Elastichsearch CRUD

简介

Elasticsearch 是一个分布式近实时的搜索引擎：

Elasticsearch 对 Java 类库 Apache Lucene 进行封装，提供简单易用的 RESTful 接口和分布式等高级特性
Elasticsearch 默认配置了一个定时器，每隔一秒对已输入的文档进行 refresh，使文档可以被搜索到

Elasticsearch 使用倒排索引对文档进行索引以支持全文搜索。

MySQL InnoDB 引擎使用 B+ 树对数据建立索引，具有最左前缀原则，当模糊匹配 %key% 时索引会失效，这时可以使用 Elasticsearch 以支持全文搜索。

Elasticsearch 的 RESTful 接口使用 JSON 进行数据交换。

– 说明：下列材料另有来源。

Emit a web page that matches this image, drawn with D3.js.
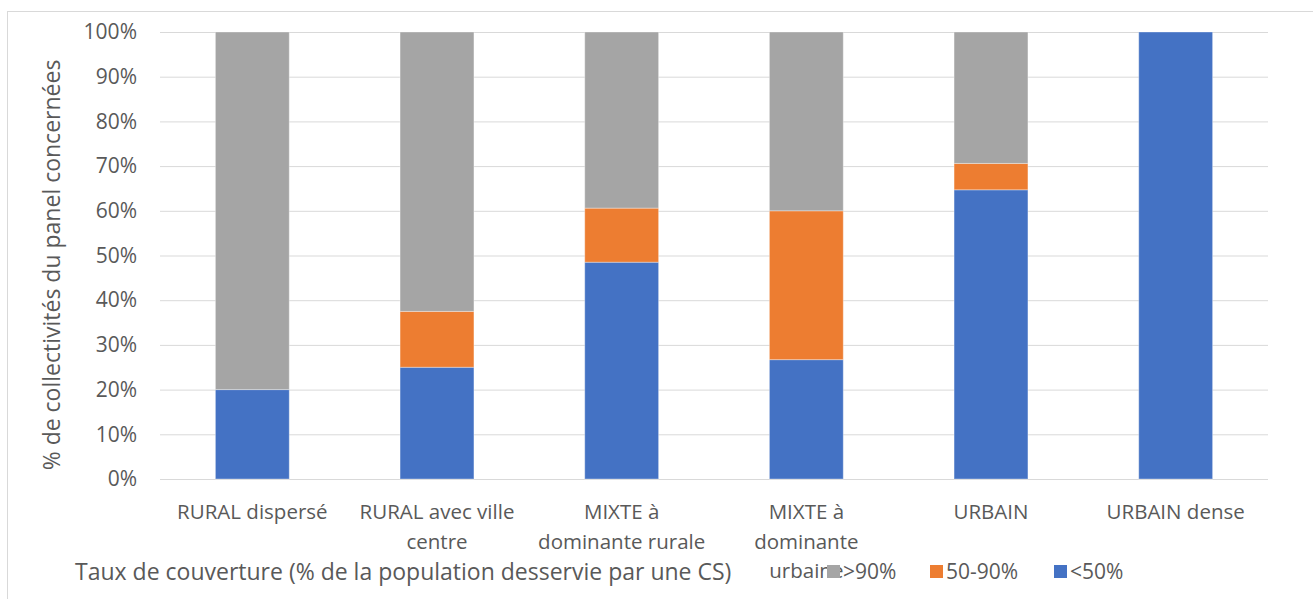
<!DOCTYPE html>
<html>
<head>
<meta charset="utf-8">
<script src="https://cdn.jsdelivr.net/npm/d3@7"></script>
<style>
  html, body { margin: 0; padding: 0; background: #fff; }
  svg text { font-family: "Open Sans", "Noto Sans", sans-serif; fill: #595959; }
</style>
</head>
<body>
<svg id="chart" width="1313" height="599"></svg>
<script>
// Categories (each label split on lines as drawn under the axis)
const categories = ["RURAL dispersé", "RURAL avec ville centre", "MIXTE à dominante rurale",
                    "MIXTE à dominante urbaine", "URBAIN", "URBAIN dense"];
const categoryLines = [["RURAL dispersé"], ["RURAL avec ville", "centre"], ["MIXTE à", "dominante rurale"],
                       ["MIXTE à", "dominante", "urbaine"], ["URBAIN"], ["URBAIN dense"]];
// Share of collectivities per coverage class (%)
const below50 = [20.0, 25.0, 48.5, 26.7, 64.7, 100.0];
const from50to90 = [0.0, 12.5, 12.1, 33.3, 5.9, 0.0];
const above90 = [80.0, 62.5, 39.4, 40.0, 29.4, 0.0];
const seriesNames = ["<50%", "50-90%", ">90%"];
const seriesColors = ["#4472C4", "#ED7D31", "#A5A5A5"];
const yTicks = [0, 10, 20, 30, 40, 50, 60, 70, 80, 90, 100];
const yTitle = "% de collectivités du panel concernées";
const legendTitle = "Taux de couverture (% de la population desservie par une CS)";

const svg = d3.select("#chart");

// Outer chart frame
svg.append("rect").attr("x", 7.5).attr("y", 11.5).attr("width", 1320).attr("height", 600)
  .attr("fill", "none").attr("stroke", "#D9D9D9").attr("stroke-width", 1);

const plot = { left: 160, right: 1268, top: 32, bottom: 479 };

const x = d3.scaleBand().domain(categories).range([plot.left, plot.right]).paddingInner(0.6).paddingOuter(0.3);
const y = d3.scaleLinear().domain([0, 100]).range([plot.bottom, plot.top]);

// Gridlines
svg.append("g").selectAll("line").data(yTicks).join("line")
  .attr("x1", plot.left).attr("x2", plot.right)
  .attr("y1", d => y(d) + 0.5).attr("y2", d => y(d) + 0.5)
  .attr("stroke", "#D9D9D9").attr("stroke-width", 1);

// Y axis tick labels
const yAxis = d3.axisLeft(y).tickValues(yTicks).tickFormat(d => d + "%").tickSize(0).tickPadding(23);
const yg = svg.append("g").attr("transform", `translate(${plot.left},0)`).call(yAxis);
yg.select(".domain").remove();
yg.selectAll("text").attr("font-size", 21).attr("fill", "#595959")
  .style("font-family", "'Open Sans', 'Noto Sans', sans-serif");

// Stacked bars
const rows = categories.map((c, i) => ({ cat: c, "<50%": below50[i], "50-90%": from50to90[i], ">90%": above90[i] }));
const stack = d3.stack().keys(seriesNames)(rows);
const color = d3.scaleOrdinal().domain(seriesNames).range(seriesColors);

svg.append("g").selectAll("g").data(stack).join("g")
  .attr("fill", d => color(d.key))
  .selectAll("rect").data(d => d.filter(s => s[1] - s[0] > 0)).join("rect")
  .attr("x", d => x(d.data.cat))
  .attr("width", x.bandwidth())
  .attr("y", d => y(d[1]))
  .attr("height", d => y(d[0]) - y(d[1]))
  .attr("stroke", "#fff").attr("stroke-opacity", 0.35).attr("stroke-width", 1);

// Category labels
const catG = svg.append("g");
categories.forEach((c, i) => {
  const t = catG.append("text").attr("x", x(c) + x.bandwidth() / 2).attr("y", 519)
    .attr("text-anchor", "middle").attr("font-size", 20.5);
  categoryLines[i].forEach((line, k) => {
    t.append("tspan").attr("x", x(c) + x.bandwidth() / 2).attr("dy", k === 0 ? 0 : 29.5).text(line);
  });
});

// Y axis title
svg.append("text").attr("transform", `translate(60,265) rotate(-90)`)
  .attr("text-anchor", "middle").attr("font-size", 23).text(yTitle);

// Legend
svg.append("text").attr("x", 75).attr("y", 580).attr("font-size", 23).text(legendTitle);
const legendItems = [
  { name: ">90%", color: seriesColors[2], x: 827 },
  { name: "50-90%", color: seriesColors[1], x: 930 },
  { name: "<50%", color: seriesColors[0], x: 1054 }
];
const lg = svg.append("g");
legendItems.forEach(it => {
  lg.append("rect").attr("x", it.x).attr("y", 565).attr("width", 13).attr("height", 13).attr("fill", it.color);
  lg.append("text").attr("x", it.x + 16).attr("y", 579).attr("font-size", 21).text(it.name);
});
</script>
</body>
</html>
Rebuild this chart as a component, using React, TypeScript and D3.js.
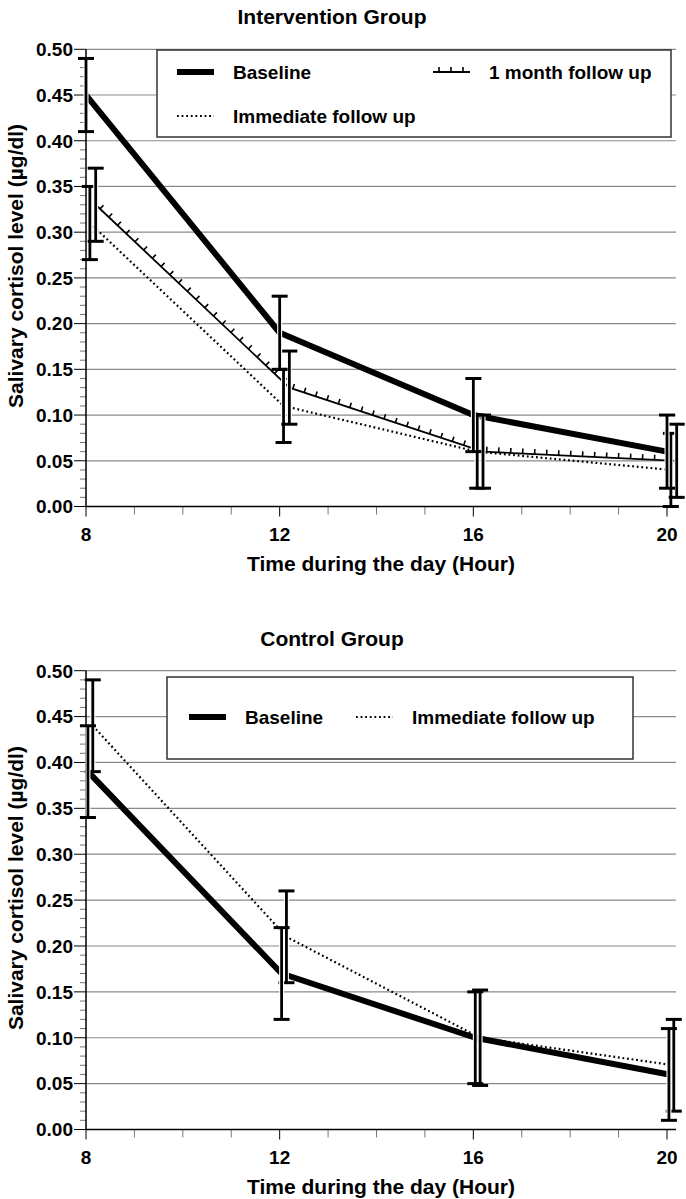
import React from 'react';
import * as d3 from 'd3';

// ---------- data ----------
const hours = [8, 12, 16, 20];
const xMajorTicks = [8, 12, 16, 20];
const yMajorTicks = [0, 0.05, 0.1, 0.15, 0.2, 0.25, 0.3, 0.35, 0.4, 0.45, 0.5];

// Intervention group
const intBaseline = [0.45, 0.19, 0.1, 0.06];
const intBaselineErr = [0.04, 0.04, 0.04, 0.04];
const intImmediate = [0.31, 0.11, 0.06, 0.04];
const intImmediateErr = [0.04, 0.04, 0.04, 0.04];
const intMonth = [0.33, 0.13, 0.06, 0.05];
const intMonthErr = [0.04, 0.04, 0.04, 0.04];
const intOffsets = [0, 0.08, 0.2]; // baseline, immediate, 1 month (hours)

// Control group
const ctlBaseline = [0.39, 0.17, 0.1, 0.06];
const ctlBaselineErr = [0.05, 0.05, 0.05, 0.05];
const ctlImmediate = [0.44, 0.21, 0.1, 0.07];
const ctlImmediateErr = [0.05, 0.05, 0.052, 0.05];
const ctlOffsets = [0.04, 0.14];

const FONT = '"Liberation Sans", Arial, Helvetica, sans-serif';

type Series = { kind: 'baseline' | 'immediate' | 'month'; values: number[]; err: number[]; offset: number };

function monthTicks(pts: [number, number][], step = 12, len = 5) {
  const out: string[] = [];
  let carry = step / 2;
  for (let i = 0; i < pts.length - 1; i++) {
    const [x0, y0] = pts[i];
    const [x1, y1] = pts[i + 1];
    const dx = x1 - x0, dy = y1 - y0;
    const L = Math.hypot(dx, dy);
    const ux = dx / L, uy = dy / L;
    const nx = uy, ny = -ux; // upward normal
    let t = carry;
    while (t < L) {
      const px = x0 + ux * t, py = y0 + uy * t;
      out.push(`M${px},${py}L${px + nx * len},${py + ny * len}`);
      t += step;
    }
    carry = t - L;
  }
  return out.join('');
}

function LineMark({ kind, pts }: { kind: Series['kind']; pts: [number, number][] }) {
  const d = d3.line()(pts) || '';
  if (kind === 'baseline') return <path d={d} fill="none" stroke="#000" strokeWidth={6} strokeLinejoin="round" />;
  if (kind === 'immediate')
    return <path d={d} fill="none" stroke="#000" strokeWidth={2.2} strokeDasharray="1.8,2.8" />;
  return (
    <g>
      <path d={d} fill="none" stroke="#000" strokeWidth={1.8} />
      <path d={monthTicks(pts)} fill="none" stroke="#000" strokeWidth={1.6} />
    </g>
  );
}

function Panel({
  title,
  top,
  bottom,
  series,
  legend,
}: {
  title: string;
  top: number;
  bottom: number;
  series: Series[];
  legend: { box: [number, number, number, number]; items: { kind: Series['kind']; label: string; x: number; y: number }[] };
}) {
  const x = d3.scaleLinear().domain([8, 20]).range([86, 667]);
  const y = d3.scaleLinear().domain([0, 0.5]).range([bottom, top]);
  const xRight = 676;
  const minorY = d3.range(0, 51).map((i) => i / 100);
  const minorX = d3.range(8, 21);
  const [bx, by, bw, bh] = legend.box;

  return (
    <g fontFamily={FONT} fontWeight="bold">
      <text x={332} y={top - 25} textAnchor="middle" fontSize={21}>
        {title}
      </text>
      {/* gridlines */}
      {yMajorTicks.map((t) => (
        <line key={t} x1={x(8)} x2={xRight} y1={y(t)} y2={y(t)} stroke="#8a8a8a" strokeWidth={1.2} />
      ))}
      {/* y ticks */}
      {minorY.map((t, i) => (
        <line key={'m' + t} x1={x(8) - (i % 5 === 0 ? 12 : 6)} x2={x(8)} y1={y(t)} y2={y(t)} stroke={i % 5 === 0 ? '#000' : '#777'} strokeWidth={1} />
      ))}
      {yMajorTicks.map((t) => (
        <text key={'l' + t} x={73} y={y(t)} dy="0.36em" textAnchor="end" fontSize={19}>
          {t.toFixed(2)}
        </text>
      ))}
      {/* x ticks */}
      {minorX.map((h) => (
        <line key={'x' + h} x1={x(h)} x2={x(h)} y1={y(0)} y2={y(0) + (xMajorTicks.includes(h) ? 10 : 8)} stroke={xMajorTicks.includes(h) ? '#000' : '#777'} strokeWidth={1} />
      ))}
      {xMajorTicks.map((h) => (
        <text key={'xl' + h} x={x(h)} y={y(0) + 34} textAnchor="middle" fontSize={19}>
          {h}
        </text>
      ))}
      <text x={381} y={y(0) + 64} textAnchor="middle" fontSize={21}>
        Time during the day (Hour)
      </text>
      <text transform={`translate(23,${(top + bottom) / 2 - 12}) rotate(-90)`} textAnchor="middle" fontSize={21}>
        Salivary cortisol level (µg/dl)
      </text>
      {/* axes */}
      <line x1={x(8)} x2={x(8)} y1={y(0)} y2={y(0.5)} stroke="#000" strokeWidth={1.5} />
      <line x1={x(8)} x2={xRight} y1={y(0)} y2={y(0)} stroke="#000" strokeWidth={1.5} />

      {/* legend */}
      <rect x={bx} y={by} width={bw} height={bh} fill="#fff" stroke="#333" strokeWidth={1.5} />
      {legend.items.map((it) => (
        <g key={it.label}>
          <LineMark kind={it.kind} pts={[[it.x, it.y], [it.x + 37, it.y]]} />
          <text x={it.x + 56} y={it.y} dy="0.36em" fontSize={19}>
            {it.label}
          </text>
        </g>
      ))}

      {/* lines */}
      {series.map((s) => (
        <LineMark key={s.kind} kind={s.kind} pts={hours.map((h, i) => [x(h + s.offset), y(s.values[i])] as [number, number])} />
      ))}
      {/* error bars */}
      {series.map((s) =>
        hours.map((h, i) => {
          const xx = x(h + s.offset);
          const y1 = y(s.values[i] + s.err[i]);
          const y0 = y(s.values[i] - s.err[i]);
          return (
            <g key={s.kind + h}>
              <line x1={xx} x2={xx} y1={y1} y2={y0} stroke="#fff" strokeWidth={5} />
              <line x1={xx} x2={xx} y1={y1} y2={y0} stroke="#000" strokeWidth={2.8} />
              <line x1={xx - 8} x2={xx + 8} y1={y1} y2={y1} stroke="#000" strokeWidth={3} />
              <line x1={xx - 8} x2={xx + 8} y1={y0} y2={y0} stroke="#000" strokeWidth={3} />
            </g>
          );
        })
      )}
    </g>
  );
}

export default function App() {
  const intSeries: Series[] = [
    { kind: 'immediate', values: intImmediate, err: intImmediateErr, offset: intOffsets[1] },
    { kind: 'month', values: intMonth, err: intMonthErr, offset: intOffsets[2] },
    { kind: 'baseline', values: intBaseline, err: intBaselineErr, offset: intOffsets[0] },
  ];
  const ctlSeries: Series[] = [
    { kind: 'immediate', values: ctlImmediate, err: ctlImmediateErr, offset: ctlOffsets[1] },
    { kind: 'baseline', values: ctlBaseline, err: ctlBaselineErr, offset: ctlOffsets[0] },
  ];
  return (
    <svg width={686} height={1199} style={{ position: 'absolute', left: 0, top: 0, background: '#fff' }}>
      <Panel
        title="Intervention Group"
        top={49.3}
        bottom={506.5}
        series={intSeries}
        legend={{
          box: [157, 50, 514, 87],
          items: [
            { kind: 'baseline', label: 'Baseline', x: 177, y: 72 },
            { kind: 'month', label: '1 month follow up', x: 433, y: 72 },
            { kind: 'immediate', label: 'Immediate follow up', x: 177, y: 116 },
          ],
        }}
      />
      <Panel
        title="Control Group"
        top={670.7}
        bottom={1129.5}
        series={ctlSeries}
        legend={{
          box: [167, 677, 466, 82],
          items: [
            { kind: 'baseline', label: 'Baseline', x: 189, y: 717 },
            { kind: 'immediate', label: 'Immediate follow up', x: 356, y: 717 },
          ],
        }}
      />
    </svg>
  );
}
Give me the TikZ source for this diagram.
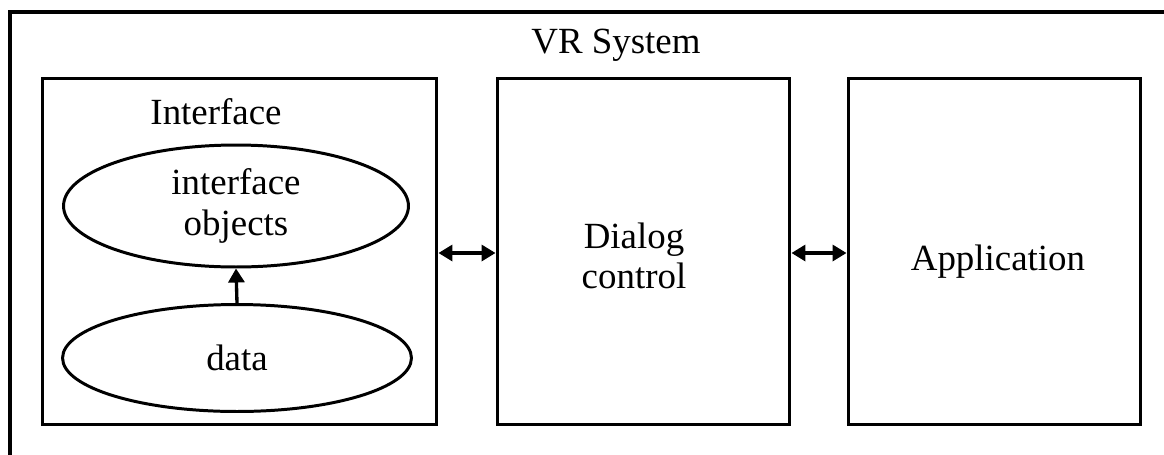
\documentclass[tikz,border=0pt]{standalone}
\usepackage{fontspec}
\setmainfont{Liberation Serif}
\usetikzlibrary{shapes.geometric, arrows.meta}

\begin{document}
\begin{tikzpicture}[
    x=0.02cm, y=-0.02cm,
    box/.style={
        draw, line width=1.7pt,
        minimum width=5.86cm, minimum height=6.94cm,
        align=center, inner sep=0pt
    },
    oval/.style={
        ellipse, draw, line width=1.7pt,
        minimum width=6.9cm, align=center, inner sep=0pt
    },
    txt/.style={font=\fontsize{21}{23}\selectfont, align=center},
    arrowstyle/.style={line width=1.9pt, >={Triangle[length=0.28cm, width=0.32cm]}}
]
\clip (0,0) rectangle (1164,454);

% Marco exterior (recortado a derecha y abajo)
\draw[line width=2.3pt] (10,12) rectangle (1180,470);
\node[txt] (vr) at (616,45) {VR System};

% Cajas principales
\node[box, minimum width=7.9cm] (iface) at (239.5,251.5) {};
\node[box] (dlg) at (643.5,251.5) {};
\node[box] (app) at (994.5,251.5) {};

% Textos de las cajas
\node[txt] (lblI) at (216,112) {Interface};
\node[txt] (lblD) at (634,256) {Dialog\\control};
\node[txt] (lblA) at (998,262) {Application};

% Contenido de la interfaz
\node[oval, txt, minimum height=2.44cm] (io) at (236,206) {interface\\objects};
\node[oval, txt, minimum width=6.98cm, minimum height=2.14cm] (data) at (237,358) {data};

% Flechas
\draw[arrowstyle, ->] (data.north) -- (io.south);
\draw[arrowstyle, <->] (iface.east |- 0,253) -- (dlg.west |- 0,253);
\draw[arrowstyle, <->] (dlg.east |- 0,253) -- (app.west |- 0,253);

\end{tikzpicture}
\end{document}
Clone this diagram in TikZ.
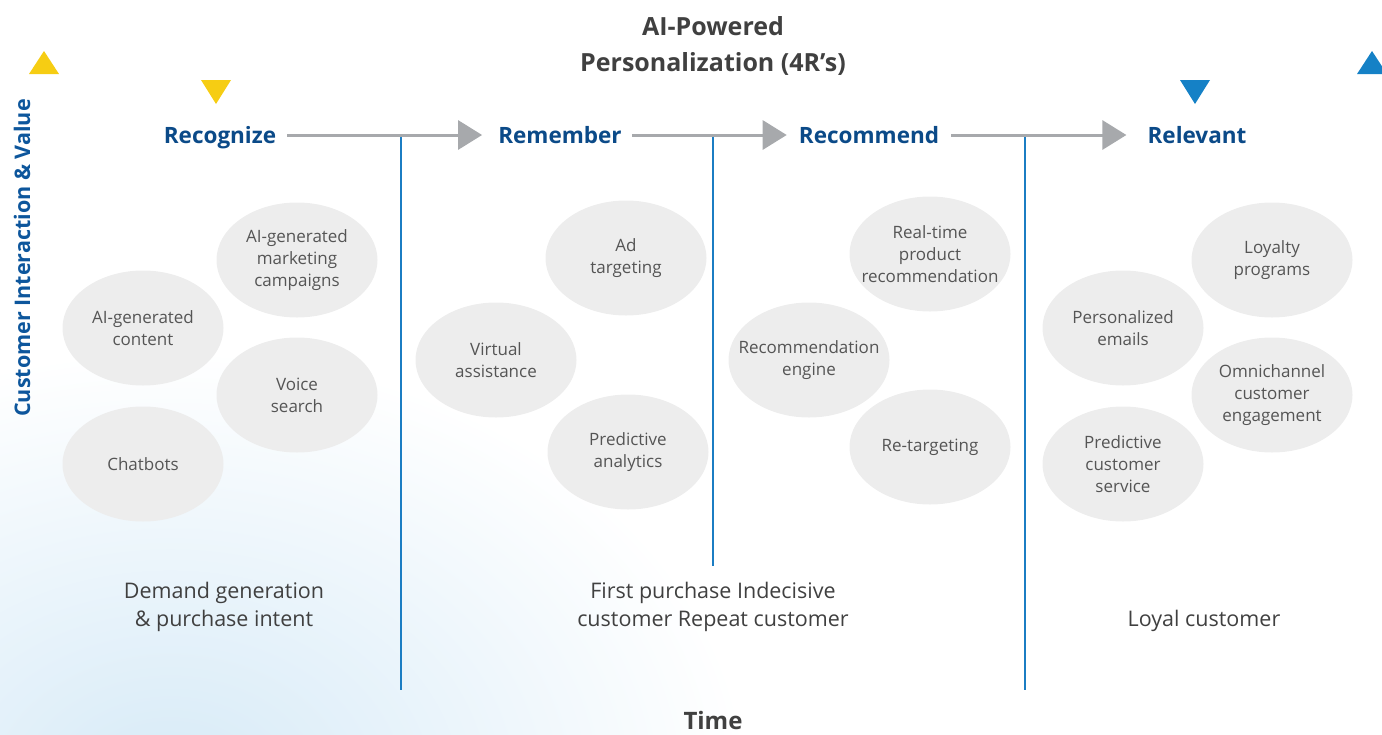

请求脚本和导入数据：https://github.com/liaozibo-dev/elasticsearch-bulk-api-data

感谢

感谢原作者刘老师发布的 Elasticsearch 文章和视频：

原作者博客：Elastic：开发者上手指南 - Elastic 中国社区官方博客
原作者视频：elasticstack - B站

基本概念

Elasticsearch 基本概念：

Document（文档）：相当于 MySQL 中的行记录，文档是 JSON 格式的，我们插入时文档中的 text 类型文本会被分词处理并形成索引；搜索时输入会被分词并根据关系性返回结果
Index（索引）：相当于 MySQL 中的数据库
Type（类型）：相当于 MySQL 中的表，Elasticsearch 6 开始不再支持 Type，现在索引下只有一个 _doc 类型

Elasticsearch 中的文本有 text 和 keyword 两种类型；
text 类型会被分词；
keyword 类型会被当成一个整体，不会被分词；

Kibana Dev Tools

服务地址：

Elasticsearch：https://localhost:9200/
Kibana：http://localhost:5601/
Kibana Dev Tools：http://localhost:5601/app/dev_tools#/console

使用 Kibana Dev Tools 向 Elasticsearch 发起请求

快捷键	作用
`Ctrl/Cmd + I`	自动缩进
`Ctrl/Cmd + /`	打开当前请求的文档
`Ctrl/Cmd + Space`	补全
`Ctrl/Cmd + Enter`	提交请求
`Ctrl/Cmd + Up/Down`	调到上一个/下一个请求
`Ctrl/Cmd + Alt + L`	折叠/展开当前请求
`Ctrl/Cmd + Option + O`	折叠其他所有请求并展开当前请求
`Ctrl/Cmd + L`	跳到指定行号

控制台可以输入多个请求，每个请求用空行隔开

检查 Elasticsearch 状态

查看 Elasticsearch 信息：

GET /

查看集群健康状态，v 参数会显示标题：

GET /_cat/health?v

查看节点状态：

GET /_cat/nodes?v

列出所有索引：

GET /_cat/indices?v

点击右侧小扳手图标，可以复制请求的 cURL 命令

curl --cacert config\certs\http_ca.crt --ssl-no-revoke -u elastic:password -XGET https://localhost:9200/

索引

创建索引

Elasticsearch 可以自动创建索引和 Mapping（相当于 MySQL 的表结构，Mapping 定义索引包含的字段和类型）

Elasticsearch 同时也会创建一个叫做 _doc 的 Type，从 Elasticsearch 6.0 开始，一个 Index 只能有一个 Type

# 插入文档时自动创建索引
PUT twitter/_doc/1
{
  "user": "GB",
  "uid": 1,
  "city": "Beijing",
  "province": "Beijing",
  "country": "China"
}

# 查看 Mapping
GET twitter/_mapping

multi-type：一个字段可以定义多种类型，以便为了不同目的以不同方式索引同一字段。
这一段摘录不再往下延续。